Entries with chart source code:

---

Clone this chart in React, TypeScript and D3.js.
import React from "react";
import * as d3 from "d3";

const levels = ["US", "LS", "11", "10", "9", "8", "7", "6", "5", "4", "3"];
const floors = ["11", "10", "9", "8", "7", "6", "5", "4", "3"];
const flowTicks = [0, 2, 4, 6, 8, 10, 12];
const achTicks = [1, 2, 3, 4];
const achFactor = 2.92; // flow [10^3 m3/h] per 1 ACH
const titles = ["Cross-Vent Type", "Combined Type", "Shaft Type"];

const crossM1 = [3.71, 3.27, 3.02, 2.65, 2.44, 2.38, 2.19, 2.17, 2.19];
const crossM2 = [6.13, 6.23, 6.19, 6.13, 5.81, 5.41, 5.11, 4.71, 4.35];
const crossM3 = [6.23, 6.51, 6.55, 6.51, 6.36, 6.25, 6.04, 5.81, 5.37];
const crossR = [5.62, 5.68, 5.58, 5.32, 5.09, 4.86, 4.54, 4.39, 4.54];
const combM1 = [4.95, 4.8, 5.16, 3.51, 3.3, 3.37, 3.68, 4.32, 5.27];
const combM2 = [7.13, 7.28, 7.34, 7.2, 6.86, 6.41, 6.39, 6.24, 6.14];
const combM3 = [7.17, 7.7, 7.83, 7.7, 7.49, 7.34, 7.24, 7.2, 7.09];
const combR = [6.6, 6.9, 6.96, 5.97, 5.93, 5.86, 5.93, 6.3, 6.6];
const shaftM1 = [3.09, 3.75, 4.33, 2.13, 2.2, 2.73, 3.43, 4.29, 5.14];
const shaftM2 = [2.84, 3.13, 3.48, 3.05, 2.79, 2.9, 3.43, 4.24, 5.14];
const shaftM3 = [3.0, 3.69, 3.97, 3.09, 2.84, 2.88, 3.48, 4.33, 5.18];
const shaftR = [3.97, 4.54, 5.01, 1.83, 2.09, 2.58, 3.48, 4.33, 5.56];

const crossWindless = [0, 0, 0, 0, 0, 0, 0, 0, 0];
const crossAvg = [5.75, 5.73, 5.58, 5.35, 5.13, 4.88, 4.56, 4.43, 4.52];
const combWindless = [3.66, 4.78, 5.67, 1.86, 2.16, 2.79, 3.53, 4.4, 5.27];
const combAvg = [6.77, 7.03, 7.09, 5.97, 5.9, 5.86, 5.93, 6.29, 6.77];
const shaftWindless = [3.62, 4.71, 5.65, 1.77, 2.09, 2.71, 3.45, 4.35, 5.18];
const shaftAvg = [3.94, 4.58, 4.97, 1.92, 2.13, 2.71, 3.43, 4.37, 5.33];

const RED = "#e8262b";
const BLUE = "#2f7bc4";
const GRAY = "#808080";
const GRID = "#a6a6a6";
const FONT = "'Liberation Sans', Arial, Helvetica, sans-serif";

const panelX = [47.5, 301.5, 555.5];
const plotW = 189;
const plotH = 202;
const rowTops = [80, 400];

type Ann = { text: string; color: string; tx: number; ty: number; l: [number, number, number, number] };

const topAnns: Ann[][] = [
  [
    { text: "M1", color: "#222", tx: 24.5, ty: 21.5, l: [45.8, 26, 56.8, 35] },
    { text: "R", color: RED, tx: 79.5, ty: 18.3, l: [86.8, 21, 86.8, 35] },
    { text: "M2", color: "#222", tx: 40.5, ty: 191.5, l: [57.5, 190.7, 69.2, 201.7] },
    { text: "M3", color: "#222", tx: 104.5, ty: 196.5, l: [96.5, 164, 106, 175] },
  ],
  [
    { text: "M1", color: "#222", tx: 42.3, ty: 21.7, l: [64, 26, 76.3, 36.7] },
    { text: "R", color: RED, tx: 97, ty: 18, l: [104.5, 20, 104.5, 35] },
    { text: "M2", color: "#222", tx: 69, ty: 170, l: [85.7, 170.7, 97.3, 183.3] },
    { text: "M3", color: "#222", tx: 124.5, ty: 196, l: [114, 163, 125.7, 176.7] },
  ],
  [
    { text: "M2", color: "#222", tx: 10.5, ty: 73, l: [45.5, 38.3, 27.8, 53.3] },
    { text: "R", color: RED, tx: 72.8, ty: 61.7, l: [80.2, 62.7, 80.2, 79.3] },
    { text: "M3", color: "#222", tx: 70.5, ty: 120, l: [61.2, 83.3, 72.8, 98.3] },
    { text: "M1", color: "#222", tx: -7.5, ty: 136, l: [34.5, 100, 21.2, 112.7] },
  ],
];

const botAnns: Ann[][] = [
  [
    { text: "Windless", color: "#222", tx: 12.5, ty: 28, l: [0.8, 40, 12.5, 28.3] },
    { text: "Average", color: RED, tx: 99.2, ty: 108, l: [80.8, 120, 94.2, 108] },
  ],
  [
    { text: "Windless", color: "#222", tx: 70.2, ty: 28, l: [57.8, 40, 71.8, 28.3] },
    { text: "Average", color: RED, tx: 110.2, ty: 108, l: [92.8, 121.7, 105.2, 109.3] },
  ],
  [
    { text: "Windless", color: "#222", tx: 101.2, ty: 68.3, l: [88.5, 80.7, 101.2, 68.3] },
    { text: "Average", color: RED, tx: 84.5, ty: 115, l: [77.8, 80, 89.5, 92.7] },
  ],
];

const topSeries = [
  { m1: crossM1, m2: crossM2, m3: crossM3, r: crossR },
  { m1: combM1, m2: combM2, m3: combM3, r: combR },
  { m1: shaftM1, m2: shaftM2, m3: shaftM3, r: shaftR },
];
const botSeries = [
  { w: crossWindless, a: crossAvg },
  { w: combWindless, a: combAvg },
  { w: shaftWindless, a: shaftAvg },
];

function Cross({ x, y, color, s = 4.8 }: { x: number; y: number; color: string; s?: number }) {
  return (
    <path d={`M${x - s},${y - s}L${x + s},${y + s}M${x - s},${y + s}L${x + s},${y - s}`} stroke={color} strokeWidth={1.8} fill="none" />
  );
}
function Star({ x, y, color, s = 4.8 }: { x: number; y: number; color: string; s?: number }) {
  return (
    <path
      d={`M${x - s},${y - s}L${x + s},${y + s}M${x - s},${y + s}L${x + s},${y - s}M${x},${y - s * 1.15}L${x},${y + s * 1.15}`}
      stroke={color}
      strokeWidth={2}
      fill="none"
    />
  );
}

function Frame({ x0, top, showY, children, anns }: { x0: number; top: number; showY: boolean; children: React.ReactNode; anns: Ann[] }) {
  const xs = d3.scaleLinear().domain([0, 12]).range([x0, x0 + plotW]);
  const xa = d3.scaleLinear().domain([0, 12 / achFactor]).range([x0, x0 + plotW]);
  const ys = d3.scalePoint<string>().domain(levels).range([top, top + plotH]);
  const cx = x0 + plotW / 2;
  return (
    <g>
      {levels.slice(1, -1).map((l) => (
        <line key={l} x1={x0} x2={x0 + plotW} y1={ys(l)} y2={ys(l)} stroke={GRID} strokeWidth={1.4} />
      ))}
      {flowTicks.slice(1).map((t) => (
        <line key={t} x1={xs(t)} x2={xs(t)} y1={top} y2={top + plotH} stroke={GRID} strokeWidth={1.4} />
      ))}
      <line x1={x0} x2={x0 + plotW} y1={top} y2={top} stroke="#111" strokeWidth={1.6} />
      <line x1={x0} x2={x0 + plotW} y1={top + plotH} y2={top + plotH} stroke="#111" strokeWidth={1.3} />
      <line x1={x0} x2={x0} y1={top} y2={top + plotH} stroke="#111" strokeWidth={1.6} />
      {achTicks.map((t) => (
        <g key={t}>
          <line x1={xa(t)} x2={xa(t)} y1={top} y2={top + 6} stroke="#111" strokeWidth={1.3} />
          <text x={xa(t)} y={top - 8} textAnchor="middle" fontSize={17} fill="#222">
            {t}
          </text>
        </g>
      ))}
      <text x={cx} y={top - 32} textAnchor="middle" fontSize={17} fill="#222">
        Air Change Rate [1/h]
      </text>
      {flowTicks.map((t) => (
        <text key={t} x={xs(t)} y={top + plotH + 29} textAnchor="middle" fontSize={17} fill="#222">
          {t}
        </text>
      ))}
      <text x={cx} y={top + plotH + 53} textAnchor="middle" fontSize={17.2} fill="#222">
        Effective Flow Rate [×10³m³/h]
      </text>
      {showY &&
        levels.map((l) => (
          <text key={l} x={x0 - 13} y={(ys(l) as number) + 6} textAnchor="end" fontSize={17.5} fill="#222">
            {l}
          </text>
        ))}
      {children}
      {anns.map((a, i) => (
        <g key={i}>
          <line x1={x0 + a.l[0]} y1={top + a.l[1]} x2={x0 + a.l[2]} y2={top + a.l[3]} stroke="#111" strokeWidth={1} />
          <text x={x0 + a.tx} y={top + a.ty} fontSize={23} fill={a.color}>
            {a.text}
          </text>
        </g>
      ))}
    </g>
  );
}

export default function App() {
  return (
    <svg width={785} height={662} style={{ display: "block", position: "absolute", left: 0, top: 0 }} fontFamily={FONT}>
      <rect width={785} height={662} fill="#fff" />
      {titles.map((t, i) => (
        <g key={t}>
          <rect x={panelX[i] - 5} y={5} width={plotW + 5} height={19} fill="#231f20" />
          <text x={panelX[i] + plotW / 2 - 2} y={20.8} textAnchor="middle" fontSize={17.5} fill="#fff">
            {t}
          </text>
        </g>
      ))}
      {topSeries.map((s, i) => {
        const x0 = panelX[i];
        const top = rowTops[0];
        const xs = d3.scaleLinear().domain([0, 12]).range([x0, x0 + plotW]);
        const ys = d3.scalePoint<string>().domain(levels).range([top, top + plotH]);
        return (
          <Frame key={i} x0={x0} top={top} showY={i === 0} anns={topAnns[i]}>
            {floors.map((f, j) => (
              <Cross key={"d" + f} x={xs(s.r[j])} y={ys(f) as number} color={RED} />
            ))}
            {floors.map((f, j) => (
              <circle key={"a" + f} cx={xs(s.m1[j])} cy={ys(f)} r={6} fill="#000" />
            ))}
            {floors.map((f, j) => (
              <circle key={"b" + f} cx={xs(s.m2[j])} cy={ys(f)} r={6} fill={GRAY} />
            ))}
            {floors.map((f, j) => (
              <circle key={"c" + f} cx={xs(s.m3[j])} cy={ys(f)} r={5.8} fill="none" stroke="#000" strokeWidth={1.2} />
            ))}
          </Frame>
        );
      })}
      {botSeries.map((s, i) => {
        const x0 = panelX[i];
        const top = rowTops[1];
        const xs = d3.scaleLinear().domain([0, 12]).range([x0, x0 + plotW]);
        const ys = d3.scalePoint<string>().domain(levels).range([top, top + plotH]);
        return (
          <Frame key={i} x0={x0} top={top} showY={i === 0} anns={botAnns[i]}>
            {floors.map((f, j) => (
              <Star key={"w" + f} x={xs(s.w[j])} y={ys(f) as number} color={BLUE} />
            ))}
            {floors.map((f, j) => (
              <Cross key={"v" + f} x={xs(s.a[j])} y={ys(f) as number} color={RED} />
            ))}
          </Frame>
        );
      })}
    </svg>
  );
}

---

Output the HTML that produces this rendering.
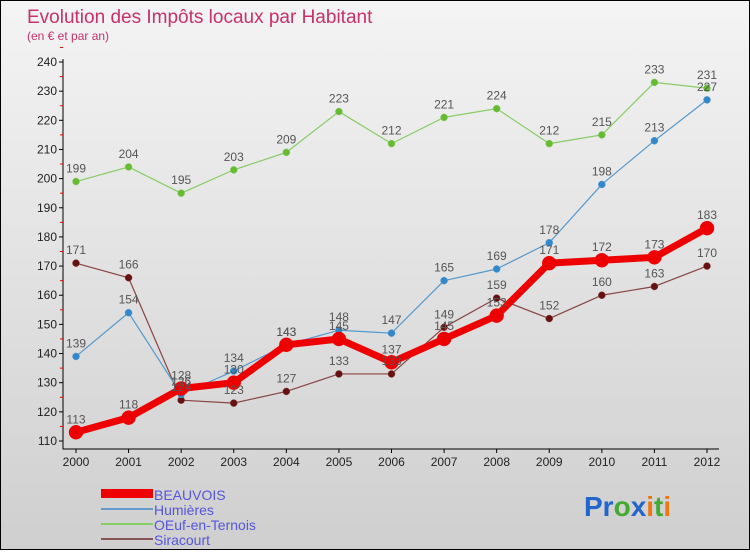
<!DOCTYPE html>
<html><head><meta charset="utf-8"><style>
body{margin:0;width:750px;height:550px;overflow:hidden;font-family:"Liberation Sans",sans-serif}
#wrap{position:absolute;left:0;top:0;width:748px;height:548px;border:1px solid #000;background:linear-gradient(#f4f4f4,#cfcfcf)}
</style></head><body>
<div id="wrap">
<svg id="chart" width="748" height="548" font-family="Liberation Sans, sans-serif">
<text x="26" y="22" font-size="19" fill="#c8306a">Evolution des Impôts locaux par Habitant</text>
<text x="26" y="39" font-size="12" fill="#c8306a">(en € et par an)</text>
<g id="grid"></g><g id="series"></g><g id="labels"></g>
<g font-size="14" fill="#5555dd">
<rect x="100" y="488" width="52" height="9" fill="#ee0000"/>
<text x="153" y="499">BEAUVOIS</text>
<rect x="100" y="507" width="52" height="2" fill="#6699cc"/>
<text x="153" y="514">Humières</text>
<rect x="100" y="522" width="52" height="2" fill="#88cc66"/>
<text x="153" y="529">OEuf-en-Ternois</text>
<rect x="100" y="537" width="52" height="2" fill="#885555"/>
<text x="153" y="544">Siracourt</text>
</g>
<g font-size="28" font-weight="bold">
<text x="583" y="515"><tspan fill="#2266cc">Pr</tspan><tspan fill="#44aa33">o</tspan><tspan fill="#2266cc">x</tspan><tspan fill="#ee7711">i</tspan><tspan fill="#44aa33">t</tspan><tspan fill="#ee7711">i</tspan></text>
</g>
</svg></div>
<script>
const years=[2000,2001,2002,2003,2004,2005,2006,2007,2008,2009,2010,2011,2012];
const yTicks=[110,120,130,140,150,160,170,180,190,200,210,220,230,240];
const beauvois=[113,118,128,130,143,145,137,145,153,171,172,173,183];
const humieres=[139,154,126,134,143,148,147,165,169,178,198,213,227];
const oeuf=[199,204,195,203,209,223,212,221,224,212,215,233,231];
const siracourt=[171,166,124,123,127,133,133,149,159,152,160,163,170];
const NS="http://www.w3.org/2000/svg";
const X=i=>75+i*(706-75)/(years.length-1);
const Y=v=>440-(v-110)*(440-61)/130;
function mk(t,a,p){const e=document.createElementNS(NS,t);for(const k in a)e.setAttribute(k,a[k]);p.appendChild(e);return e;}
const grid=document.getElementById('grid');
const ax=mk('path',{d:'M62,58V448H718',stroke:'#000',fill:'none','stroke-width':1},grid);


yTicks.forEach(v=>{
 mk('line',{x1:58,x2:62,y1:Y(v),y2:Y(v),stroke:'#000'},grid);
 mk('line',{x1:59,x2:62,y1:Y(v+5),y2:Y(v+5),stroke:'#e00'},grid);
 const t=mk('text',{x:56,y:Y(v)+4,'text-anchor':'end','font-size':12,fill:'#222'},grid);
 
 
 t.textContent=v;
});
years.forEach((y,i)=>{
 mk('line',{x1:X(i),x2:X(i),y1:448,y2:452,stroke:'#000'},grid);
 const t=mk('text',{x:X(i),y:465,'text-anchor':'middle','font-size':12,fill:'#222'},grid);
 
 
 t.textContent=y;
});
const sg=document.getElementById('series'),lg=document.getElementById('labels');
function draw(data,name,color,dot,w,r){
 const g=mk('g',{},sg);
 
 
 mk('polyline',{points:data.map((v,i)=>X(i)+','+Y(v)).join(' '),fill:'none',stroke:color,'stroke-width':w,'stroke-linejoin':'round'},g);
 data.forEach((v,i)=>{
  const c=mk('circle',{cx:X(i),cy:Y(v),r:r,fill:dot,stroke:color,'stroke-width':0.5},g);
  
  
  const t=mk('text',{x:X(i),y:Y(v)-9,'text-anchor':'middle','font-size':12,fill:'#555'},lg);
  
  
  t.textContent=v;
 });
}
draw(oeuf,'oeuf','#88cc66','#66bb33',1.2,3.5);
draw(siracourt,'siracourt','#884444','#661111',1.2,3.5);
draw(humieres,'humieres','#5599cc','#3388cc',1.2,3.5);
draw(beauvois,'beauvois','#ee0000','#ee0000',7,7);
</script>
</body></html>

---

- REQUIRED WORK
The line containing "Clone this chart" opens the part, and the line containing "3.48, 4.33, 5.56];" closes it. Output that part exactly, with both, and only that.

- PROBLEM SOLUTION
Clone this chart in React, TypeScript and D3.js.
import React from "react";
import * as d3 from "d3";

const levels = ["US", "LS", "11", "10", "9", "8", "7", "6", "5", "4", "3"];
const floors = ["11", "10", "9", "8", "7", "6", "5", "4", "3"];
const flowTicks = [0, 2, 4, 6, 8, 10, 12];
const achTicks = [1, 2, 3, 4];
const achFactor = 2.92; // flow [10^3 m3/h] per 1 ACH
const titles = ["Cross-Vent Type", "Combined Type", "Shaft Type"];

const crossM1 = [3.71, 3.27, 3.02, 2.65, 2.44, 2.38, 2.19, 2.17, 2.19];
const crossM2 = [6.13, 6.23, 6.19, 6.13, 5.81, 5.41, 5.11, 4.71, 4.35];
const crossM3 = [6.23, 6.51, 6.55, 6.51, 6.36, 6.25, 6.04, 5.81, 5.37];
const crossR = [5.62, 5.68, 5.58, 5.32, 5.09, 4.86, 4.54, 4.39, 4.54];
const combM1 = [4.95, 4.8, 5.16, 3.51, 3.3, 3.37, 3.68, 4.32, 5.27];
const combM2 = [7.13, 7.28, 7.34, 7.2, 6.86, 6.41, 6.39, 6.24, 6.14];
const combM3 = [7.17, 7.7, 7.83, 7.7, 7.49, 7.34, 7.24, 7.2, 7.09];
const combR = [6.6, 6.9, 6.96, 5.97, 5.93, 5.86, 5.93, 6.3, 6.6];
const shaftM1 = [3.09, 3.75, 4.33, 2.13, 2.2, 2.73, 3.43, 4.29, 5.14];
const shaftM2 = [2.84, 3.13, 3.48, 3.05, 2.79, 2.9, 3.43, 4.24, 5.14];
const shaftM3 = [3.0, 3.69, 3.97, 3.09, 2.84, 2.88, 3.48, 4.33, 5.18];
const shaftR = [3.97, 4.54, 5.01, 1.83, 2.09, 2.58, 3.48, 4.33, 5.56];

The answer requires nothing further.